Do I Really Have to Throw Away Part of the Starter When I Feed It? 

No! You can give away the discard to a friend, to perpetuate the pyramid scheme, I mean, cult of sourdough. Or you can use the sourdough starter you would have thrown away to make a project, like waffles, pancakes, pizza dough, or English muffins. The only reason that discarding the starter is part of the process is that an exponential growth curve for anything is unsustainable, and you probably don’t need gallons and gallons of starter and your fingertips. But maybe you do? I don’t know your life.

What If I Have to Leave Town for a Long Time and Can’t Feed My Starter?

No problem! You can dry out your starter by spreading it in a thin layer on a parchment or foil-lined sheet pan and leaving it out. Keep the dried starter in a container and rehydrate it when you want to use it again by dissolving the dried starter in warm water and feeding it at regular intervals like you would normally. People have resuscitated starters from 4,500 years ago! Like I said, it’s hard to kill.

So I Know How to Deal with Starter. What Do I Do with It?

Bake bread, of course! To bake with starter, you’ll want it to be active. When I want to bake, I usually take my starter out of the fridge the night before, feed it, and check on it in the morning. If it’s bubbling madly, I can use it to bake. If not, I feed it again and wait a couple hours. There are all kinds of sourdough recipes out there, but for your first loaf, try something low-lift, like this No-Knead Sourdough Bread. You don’t need special equipment. It helps to have a Dutch Oven, but if you don’t, I’ve also made loaves in stockpots and on super-hot baking sheets. Whatever gear you have will probably make bread! It might not be perfect bakery bread but who cares, as long as it’s delicious. Once you get in the habit, you’ll be making beautiful country boules at your leisure. Maybe you’ll get super into freshly milled flours! Who knows!
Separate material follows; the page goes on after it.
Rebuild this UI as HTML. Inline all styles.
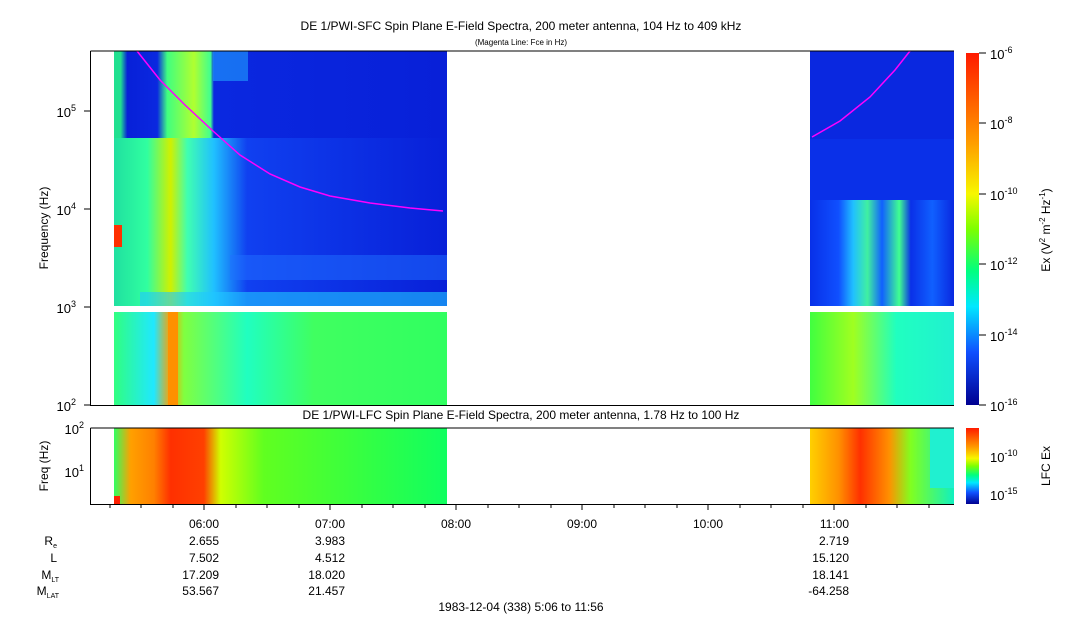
<!DOCTYPE html>
<html><head><meta charset="utf-8"><style>
body{margin:0;background:#fff;}
svg text{font-family:"Liberation Sans",sans-serif;fill:#000;}
</style></head><body>
<svg width="1083" height="620" viewBox="0 0 1083 620" xmlns="http://www.w3.org/2000/svg">
<defs>
<linearGradient id="cb" x1="0" y1="0" x2="0" y2="1">
<stop offset="0" stop-color="#ff1a00"/><stop offset="0.25" stop-color="#ff9a00"/>
<stop offset="0.4" stop-color="#f7f700"/><stop offset="0.5" stop-color="#7dff00"/>
<stop offset="0.62" stop-color="#00ff80"/><stop offset="0.72" stop-color="#00e8ff"/>
<stop offset="0.85" stop-color="#1050ff"/><stop offset="1" stop-color="#000090"/></linearGradient>
<linearGradient id="lowL" x1="0" y1="0" x2="1" y2="0">
<stop offset="0" stop-color="#30ff60"/><stop offset="0.05" stop-color="#ffa000"/><stop offset="0.12" stop-color="#ff8000"/>
<stop offset="0.17" stop-color="#ff3000"/><stop offset="0.27" stop-color="#ff4000"/><stop offset="0.32" stop-color="#d0ff00"/>
<stop offset="0.45" stop-color="#60ff20"/><stop offset="1" stop-color="#10ff60"/></linearGradient>
<linearGradient id="lowR" x1="0" y1="0" x2="1" y2="0">
<stop offset="0" stop-color="#ffd000"/><stop offset="0.2" stop-color="#ff9000"/><stop offset="0.35" stop-color="#ff3000"/>
<stop offset="0.55" stop-color="#ff9000"/><stop offset="0.7" stop-color="#80ff20"/><stop offset="1" stop-color="#10f0c0"/></linearGradient>
<linearGradient id="midL" x1="0" y1="0" x2="1" y2="0">
<stop offset="0" stop-color="#20e0a0"/><stop offset="0.1" stop-color="#30ffa0"/><stop offset="0.17" stop-color="#d0f000"/>
<stop offset="0.22" stop-color="#40ffb0"/><stop offset="0.3" stop-color="#20c0ff"/><stop offset="0.4" stop-color="#1040f0"/><stop offset="1" stop-color="#0820d8"/></linearGradient>
<linearGradient id="botL" x1="0" y1="0" x2="1" y2="0">
<stop offset="0" stop-color="#30ff80"/><stop offset="0.12" stop-color="#20e8ff"/><stop offset="0.17" stop-color="#ffa000"/>
<stop offset="0.21" stop-color="#80ff40"/><stop offset="0.4" stop-color="#20ffc0"/><stop offset="0.6" stop-color="#40ff60"/><stop offset="1" stop-color="#30ff60"/></linearGradient>
<linearGradient id="botR" x1="0" y1="0" x2="1" y2="0">
<stop offset="0" stop-color="#40ff40"/><stop offset="0.3" stop-color="#a0ff20"/><stop offset="0.6" stop-color="#20ffc0"/><stop offset="1" stop-color="#20f0d0"/></linearGradient>
<linearGradient id="topL" x1="0" y1="0" x2="1" y2="0">
<stop offset="0" stop-color="#20e090"/><stop offset="0.02" stop-color="#20e090"/><stop offset="0.04" stop-color="#0820d8"/><stop offset="0.13" stop-color="#0a28e0"/>
<stop offset="0.16" stop-color="#40ff80"/><stop offset="0.24" stop-color="#b0ff30"/><stop offset="0.29" stop-color="#40ff90"/><stop offset="0.3" stop-color="#0a28e0"/><stop offset="1" stop-color="#0820d8"/></linearGradient>
<linearGradient id="midR" x1="0" y1="0" x2="1" y2="0">
<stop offset="0" stop-color="#0830e8"/><stop offset="0.2" stop-color="#1050ff"/><stop offset="0.3" stop-color="#20c0ff"/><stop offset="0.4" stop-color="#40f0a0"/>
<stop offset="0.5" stop-color="#1060ff"/><stop offset="0.62" stop-color="#40ff90"/><stop offset="0.7" stop-color="#0a30e8"/><stop offset="0.85" stop-color="#1060ff"/><stop offset="1" stop-color="#0a28e0"/></linearGradient>
</defs>
<text x="521" y="30" font-size="12" text-anchor="middle">DE 1/PWI-SFC  Spin Plane E-Field Spectra, 200 meter antenna, 104 Hz to 409 kHz</text>
<text x="521" y="45" font-size="8" text-anchor="middle">(Magenta Line: Fce in Hz)</text>
<rect x="114" y="51" width="333" height="87" fill="url(#topL)"/>
<rect x="213" y="51" width="35" height="30" fill="#20a0ff" opacity="0.6"/>
<rect x="114" y="138" width="333" height="168" fill="url(#midL)"/>
<rect x="230" y="255" width="217" height="25" fill="#2070ff" opacity="0.5"/>
<rect x="140" y="292" width="307" height="14" fill="#20c8ff" opacity="0.6"/>
<rect x="114" y="225" width="8" height="22" fill="#ff3000"/>
<rect x="114" y="312" width="333" height="93" fill="url(#botL)"/>
<rect x="168" y="312" width="10" height="93" fill="#ff9000"/>
<rect x="810" y="51" width="144" height="88" fill="#0a28e0"/>
<rect x="810" y="139" width="144" height="167" fill="#0a30e8"/>
<rect x="810" y="200" width="144" height="106" fill="url(#midR)"/>
<rect x="810" y="312" width="144" height="93" fill="url(#botR)"/>
<polyline points="137,51 160,80 185,105 213,131 240,155 270,174 300,187 330,196 370,203 410,208 443,211" fill="none" stroke="#ff00ff" stroke-width="1.5"/>
<polyline points="812,137 840,121 870,97 895,70 910,51" fill="none" stroke="#ff00ff" stroke-width="1.5"/>
<path d="M90.5,51 V405.5 H954 M90.5,51 H954" fill="none" stroke="#000"/>
<g stroke="#000">
<line x1="84" y1="111" x2="90" y2="111"/><line x1="84" y1="209" x2="90" y2="209"/><line x1="84" y1="307" x2="90" y2="307"/><line x1="84" y1="405" x2="90" y2="405"/>
</g>
<g font-size="13" text-anchor="end">
<text x="76" y="117">10<tspan dy="-6" font-size="9">5</tspan></text>
<text x="76" y="215">10<tspan dy="-6" font-size="9">4</tspan></text>
<text x="76" y="313">10<tspan dy="-6" font-size="9">3</tspan></text>
<text x="76" y="411">10<tspan dy="-6" font-size="9">2</tspan></text>
</g>
<text transform="translate(48,228) rotate(-90)" font-size="12" text-anchor="middle">Frequency (Hz)</text>
<rect x="966" y="53" width="13" height="352" fill="url(#cb)"/>
<g stroke="#000"><line x1="979" y1="53" x2="986" y2="53"/><line x1="979" y1="123" x2="986" y2="123"/><line x1="979" y1="194" x2="986" y2="194"/><line x1="979" y1="264" x2="986" y2="264"/><line x1="979" y1="335" x2="986" y2="335"/><line x1="979" y1="405" x2="986" y2="405"/></g>
<g font-size="13">
<text x="990" y="59">10<tspan dy="-6" font-size="9">-6</tspan></text>
<text x="990" y="129">10<tspan dy="-6" font-size="9">-8</tspan></text>
<text x="990" y="200">10<tspan dy="-6" font-size="9">-10</tspan></text>
<text x="990" y="270">10<tspan dy="-6" font-size="9">-12</tspan></text>
<text x="990" y="341">10<tspan dy="-6" font-size="9">-14</tspan></text>
<text x="990" y="411">10<tspan dy="-6" font-size="9">-16</tspan></text>
</g>
<text transform="translate(1050,230) rotate(-90)" font-size="12" text-anchor="middle">Ex (V<tspan dy="-5" font-size="8">2</tspan><tspan dy="5"> m</tspan><tspan dy="-5" font-size="8">-2</tspan><tspan dy="5"> Hz</tspan><tspan dy="-5" font-size="8">-1</tspan><tspan dy="5">)</tspan></text>
<text x="521" y="419" font-size="12" text-anchor="middle">DE 1/PWI-LFC  Spin Plane E-Field Spectra, 200 meter antenna, 1.78 Hz to 100 Hz</text>
<rect x="114" y="428" width="333" height="76" fill="url(#lowL)"/>
<rect x="114" y="496" width="6" height="8" fill="#ff2000"/>
<rect x="810" y="428" width="144" height="76" fill="url(#lowR)"/>
<rect x="930" y="428" width="24" height="60" fill="#20f0d0"/>
<path d="M90.5,428 V504.5 H954 M90.5,428 H954" fill="none" stroke="#000"/>
<g font-size="13" text-anchor="end">
<text x="84" y="434">10<tspan dy="-6" font-size="9">2</tspan></text>
<text x="84" y="477">10<tspan dy="-6" font-size="9">1</tspan></text>
</g>
<text transform="translate(48,466) rotate(-90)" font-size="12" text-anchor="middle">Freq (Hz)</text>
<rect x="966" y="428" width="13" height="76" fill="url(#cb)"/>
<g font-size="13"><text x="990" y="462">10<tspan dy="-6" font-size="9">-10</tspan></text><text x="990" y="500">10<tspan dy="-6" font-size="9">-15</tspan></text></g>
<text transform="translate(1050,466) rotate(-90)" font-size="12" text-anchor="middle">LFC Ex</text>
<g stroke="#000">
<line x1="110" y1="504" x2="110" y2="508"/><line x1="141" y1="504" x2="141" y2="508"/><line x1="173" y1="504" x2="173" y2="508"/><line x1="204" y1="504" x2="204" y2="510"/>
<line x1="236" y1="504" x2="236" y2="508"/><line x1="267" y1="504" x2="267" y2="508"/><line x1="299" y1="504" x2="299" y2="508"/><line x1="330" y1="504" x2="330" y2="510"/>
<line x1="362" y1="504" x2="362" y2="508"/><line x1="393" y1="504" x2="393" y2="508"/><line x1="425" y1="504" x2="425" y2="508"/><line x1="456" y1="504" x2="456" y2="510"/>
<line x1="488" y1="504" x2="488" y2="508"/><line x1="519" y1="504" x2="519" y2="508"/><line x1="551" y1="504" x2="551" y2="508"/><line x1="582" y1="504" x2="582" y2="510"/>
<line x1="614" y1="504" x2="614" y2="508"/><line x1="645" y1="504" x2="645" y2="508"/><line x1="677" y1="504" x2="677" y2="508"/><line x1="708" y1="504" x2="708" y2="510"/>
<line x1="740" y1="504" x2="740" y2="508"/><line x1="771" y1="504" x2="771" y2="508"/><line x1="803" y1="504" x2="803" y2="508"/><line x1="834" y1="504" x2="834" y2="510"/>
<line x1="866" y1="504" x2="866" y2="508"/><line x1="897" y1="504" x2="897" y2="508"/><line x1="929" y1="504" x2="929" y2="508"/>
</g>
<g font-size="12" text-anchor="end">
<text x="219" y="528">06:00</text><text x="345" y="528">07:00</text><text x="471" y="528">08:00</text><text x="597" y="528">09:00</text><text x="723" y="528">10:00</text><text x="849" y="528">11:00</text>
<text x="219" y="545">2.655</text><text x="345" y="545">3.983</text><text x="849" y="545">2.719</text>
<text x="219" y="562">7.502</text><text x="345" y="562">4.512</text><text x="849" y="562">15.120</text>
<text x="219" y="579">17.209</text><text x="345" y="579">18.020</text><text x="849" y="579">18.141</text>
<text x="219" y="595">53.567</text><text x="345" y="595">21.457</text><text x="849" y="595">-64.258</text>
<text x="57" y="545">R<tspan font-size="7" dy="3">e</tspan></text>
<text x="57" y="562">L</text>
<text x="59" y="579">M<tspan font-size="7" dy="3">LT</tspan></text>
<text x="59" y="595">M<tspan font-size="7" dy="3">LAT</tspan></text>
</g>
<text x="521" y="611" font-size="12" text-anchor="middle">1983-12-04 (338) 5:06 to 11:56</text>
</svg>
</body></html>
There are also several cookbooks I’ve found really helpful, chief among them Tartine Bread, Flour Salt Water Yeast, and The Sullivan Street Bakery Cookbook. The main thing that sourdough takes is time, rather than effort or ingredients. But as long as you have some patience, you can coax bread out of your starter. Don’t be discouraged, and don’t be intimidated—sourdough is for everyone, not just fancy bakers.